#### [Work required]
Reproduce exactly, with no pictures, each line from the opening of the material down through the line containing "const bellTickBottom = [209, 214, 215, 215];".

-- start --

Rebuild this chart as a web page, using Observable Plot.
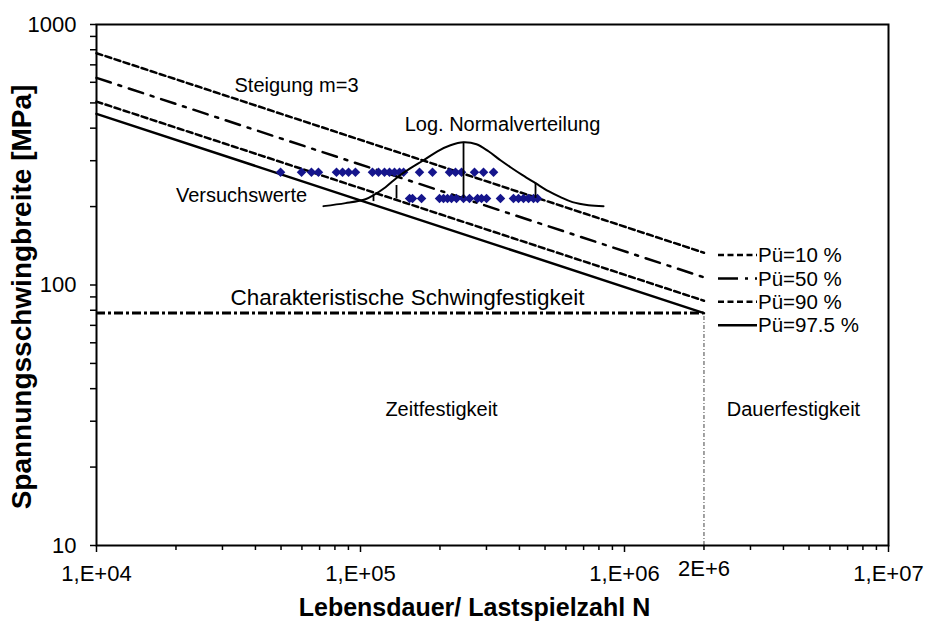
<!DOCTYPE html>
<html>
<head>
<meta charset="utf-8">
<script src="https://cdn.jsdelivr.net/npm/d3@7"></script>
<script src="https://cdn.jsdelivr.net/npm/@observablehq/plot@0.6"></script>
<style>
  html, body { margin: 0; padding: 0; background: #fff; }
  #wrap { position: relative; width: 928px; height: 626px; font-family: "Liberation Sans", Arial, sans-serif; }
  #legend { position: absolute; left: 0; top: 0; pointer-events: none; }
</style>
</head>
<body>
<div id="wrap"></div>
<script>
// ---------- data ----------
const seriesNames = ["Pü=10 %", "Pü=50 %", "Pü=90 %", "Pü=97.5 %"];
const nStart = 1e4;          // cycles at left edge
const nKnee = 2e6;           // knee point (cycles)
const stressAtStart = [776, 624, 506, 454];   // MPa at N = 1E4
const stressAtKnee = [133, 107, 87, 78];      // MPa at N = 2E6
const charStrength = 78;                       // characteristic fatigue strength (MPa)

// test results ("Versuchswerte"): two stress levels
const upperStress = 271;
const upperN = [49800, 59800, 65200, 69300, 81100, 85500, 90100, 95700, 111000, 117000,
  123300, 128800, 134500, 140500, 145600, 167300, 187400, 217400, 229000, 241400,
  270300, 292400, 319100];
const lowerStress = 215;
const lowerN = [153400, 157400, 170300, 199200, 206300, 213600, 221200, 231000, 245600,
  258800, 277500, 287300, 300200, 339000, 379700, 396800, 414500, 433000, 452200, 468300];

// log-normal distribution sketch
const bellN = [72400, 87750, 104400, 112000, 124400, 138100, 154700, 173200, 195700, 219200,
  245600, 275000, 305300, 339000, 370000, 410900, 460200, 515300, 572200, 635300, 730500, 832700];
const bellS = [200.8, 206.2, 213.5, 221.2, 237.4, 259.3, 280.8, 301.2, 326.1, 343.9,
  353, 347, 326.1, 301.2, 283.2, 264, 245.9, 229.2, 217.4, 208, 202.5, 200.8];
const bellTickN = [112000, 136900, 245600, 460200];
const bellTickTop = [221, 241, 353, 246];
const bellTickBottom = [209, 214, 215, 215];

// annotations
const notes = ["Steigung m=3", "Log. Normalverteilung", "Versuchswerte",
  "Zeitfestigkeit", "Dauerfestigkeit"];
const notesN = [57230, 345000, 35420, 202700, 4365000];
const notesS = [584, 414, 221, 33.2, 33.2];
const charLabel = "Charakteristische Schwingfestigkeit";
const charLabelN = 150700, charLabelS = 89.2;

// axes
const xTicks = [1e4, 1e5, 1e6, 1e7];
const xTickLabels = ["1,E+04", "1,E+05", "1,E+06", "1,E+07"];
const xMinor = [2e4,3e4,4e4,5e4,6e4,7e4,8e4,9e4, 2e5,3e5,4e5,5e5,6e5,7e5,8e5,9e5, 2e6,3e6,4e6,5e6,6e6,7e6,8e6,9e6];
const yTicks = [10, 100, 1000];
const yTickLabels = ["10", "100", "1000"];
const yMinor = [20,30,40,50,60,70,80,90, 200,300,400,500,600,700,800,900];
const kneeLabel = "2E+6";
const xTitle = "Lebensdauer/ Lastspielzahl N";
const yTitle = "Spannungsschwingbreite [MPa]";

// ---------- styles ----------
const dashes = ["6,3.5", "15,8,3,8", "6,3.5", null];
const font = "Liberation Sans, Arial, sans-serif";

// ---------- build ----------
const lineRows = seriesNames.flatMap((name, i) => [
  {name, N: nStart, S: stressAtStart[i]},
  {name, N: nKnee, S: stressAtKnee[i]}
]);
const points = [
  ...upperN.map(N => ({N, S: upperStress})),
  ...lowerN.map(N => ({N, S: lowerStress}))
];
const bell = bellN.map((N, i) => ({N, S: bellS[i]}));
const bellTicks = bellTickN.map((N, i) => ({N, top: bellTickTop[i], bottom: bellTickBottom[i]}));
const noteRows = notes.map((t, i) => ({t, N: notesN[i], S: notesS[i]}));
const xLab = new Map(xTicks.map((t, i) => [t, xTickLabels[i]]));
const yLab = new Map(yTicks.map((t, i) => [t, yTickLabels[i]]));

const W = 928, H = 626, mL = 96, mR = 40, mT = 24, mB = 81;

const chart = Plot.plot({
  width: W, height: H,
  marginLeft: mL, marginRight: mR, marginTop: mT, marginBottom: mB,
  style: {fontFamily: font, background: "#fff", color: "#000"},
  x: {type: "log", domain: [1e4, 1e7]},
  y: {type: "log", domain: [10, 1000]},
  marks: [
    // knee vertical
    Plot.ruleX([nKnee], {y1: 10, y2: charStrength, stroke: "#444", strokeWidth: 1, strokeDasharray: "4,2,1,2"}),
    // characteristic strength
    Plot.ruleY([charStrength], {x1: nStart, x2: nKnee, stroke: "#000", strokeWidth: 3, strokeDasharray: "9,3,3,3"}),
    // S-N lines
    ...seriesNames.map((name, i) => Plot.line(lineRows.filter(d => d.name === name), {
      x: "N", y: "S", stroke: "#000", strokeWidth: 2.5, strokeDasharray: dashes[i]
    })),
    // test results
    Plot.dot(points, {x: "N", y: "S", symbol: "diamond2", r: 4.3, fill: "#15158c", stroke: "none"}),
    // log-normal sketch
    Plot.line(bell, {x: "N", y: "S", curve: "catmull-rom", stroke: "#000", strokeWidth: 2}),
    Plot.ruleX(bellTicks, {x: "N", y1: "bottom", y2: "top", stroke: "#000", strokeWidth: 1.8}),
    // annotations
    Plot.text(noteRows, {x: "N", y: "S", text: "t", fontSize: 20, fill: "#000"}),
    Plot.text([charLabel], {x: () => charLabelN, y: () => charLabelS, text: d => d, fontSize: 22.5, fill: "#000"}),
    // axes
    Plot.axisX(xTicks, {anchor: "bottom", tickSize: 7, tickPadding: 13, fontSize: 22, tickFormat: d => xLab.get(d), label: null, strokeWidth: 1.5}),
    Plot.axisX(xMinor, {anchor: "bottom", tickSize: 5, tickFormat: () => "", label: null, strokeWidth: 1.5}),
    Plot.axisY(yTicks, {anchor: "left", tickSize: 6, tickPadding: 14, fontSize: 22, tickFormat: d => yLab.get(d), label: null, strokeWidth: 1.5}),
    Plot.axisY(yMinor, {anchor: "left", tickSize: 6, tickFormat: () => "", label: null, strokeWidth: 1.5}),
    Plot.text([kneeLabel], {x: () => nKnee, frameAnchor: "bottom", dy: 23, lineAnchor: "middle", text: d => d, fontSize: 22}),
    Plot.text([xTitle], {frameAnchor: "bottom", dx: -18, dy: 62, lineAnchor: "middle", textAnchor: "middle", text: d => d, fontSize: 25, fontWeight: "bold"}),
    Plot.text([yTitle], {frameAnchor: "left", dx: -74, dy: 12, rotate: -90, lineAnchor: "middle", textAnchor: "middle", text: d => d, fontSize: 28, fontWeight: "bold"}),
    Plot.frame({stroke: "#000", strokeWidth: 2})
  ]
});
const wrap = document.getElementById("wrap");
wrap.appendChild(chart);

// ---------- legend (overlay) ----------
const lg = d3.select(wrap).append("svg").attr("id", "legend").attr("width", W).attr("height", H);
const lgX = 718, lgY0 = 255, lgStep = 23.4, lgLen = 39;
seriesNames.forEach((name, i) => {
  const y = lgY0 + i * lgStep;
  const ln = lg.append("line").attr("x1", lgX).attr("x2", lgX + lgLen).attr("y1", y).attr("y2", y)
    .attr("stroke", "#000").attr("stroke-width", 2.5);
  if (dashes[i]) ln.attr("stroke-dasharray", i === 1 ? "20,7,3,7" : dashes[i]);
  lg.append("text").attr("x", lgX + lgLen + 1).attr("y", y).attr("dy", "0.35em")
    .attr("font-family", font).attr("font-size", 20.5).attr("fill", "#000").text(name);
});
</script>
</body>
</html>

-- end --

#### [Exercise solution]
Rebuild this chart as a web page, using Observable Plot.
<!DOCTYPE html>
<html>
<head>
<meta charset="utf-8">
<script src="https://cdn.jsdelivr.net/npm/d3@7"></script>
<script src="https://cdn.jsdelivr.net/npm/@observablehq/plot@0.6"></script>
<style>
  html, body { margin: 0; padding: 0; background: #fff; }
  #wrap { position: relative; width: 928px; height: 626px; font-family: "Liberation Sans", Arial, sans-serif; }
  #legend { position: absolute; left: 0; top: 0; pointer-events: none; }
</style>
</head>
<body>
<div id="wrap"></div>
<script>
// ---------- data ----------
const seriesNames = ["Pü=10 %", "Pü=50 %", "Pü=90 %", "Pü=97.5 %"];
const nStart = 1e4;          // cycles at left edge
const nKnee = 2e6;           // knee point (cycles)
const stressAtStart = [776, 624, 506, 454];   // MPa at N = 1E4
const stressAtKnee = [133, 107, 87, 78];      // MPa at N = 2E6
const charStrength = 78;                       // characteristic fatigue strength (MPa)

// test results ("Versuchswerte"): two stress levels
const upperStress = 271;
const upperN = [49800, 59800, 65200, 69300, 81100, 85500, 90100, 95700, 111000, 117000,
  123300, 128800, 134500, 140500, 145600, 167300, 187400, 217400, 229000, 241400,
  270300, 292400, 319100];
const lowerStress = 215;
const lowerN = [153400, 157400, 170300, 199200, 206300, 213600, 221200, 231000, 245600,
  258800, 277500, 287300, 300200, 339000, 379700, 396800, 414500, 433000, 452200, 468300];

// log-normal distribution sketch
const bellN = [72400, 87750, 104400, 112000, 124400, 138100, 154700, 173200, 195700, 219200,
  245600, 275000, 305300, 339000, 370000, 410900, 460200, 515300, 572200, 635300, 730500, 832700];
const bellS = [200.8, 206.2, 213.5, 221.2, 237.4, 259.3, 280.8, 301.2, 326.1, 343.9,
  353, 347, 326.1, 301.2, 283.2, 264, 245.9, 229.2, 217.4, 208, 202.5, 200.8];
const bellTickN = [112000, 136900, 245600, 460200];
const bellTickTop = [221, 241, 353, 246];
const bellTickBottom = [209, 214, 215, 215];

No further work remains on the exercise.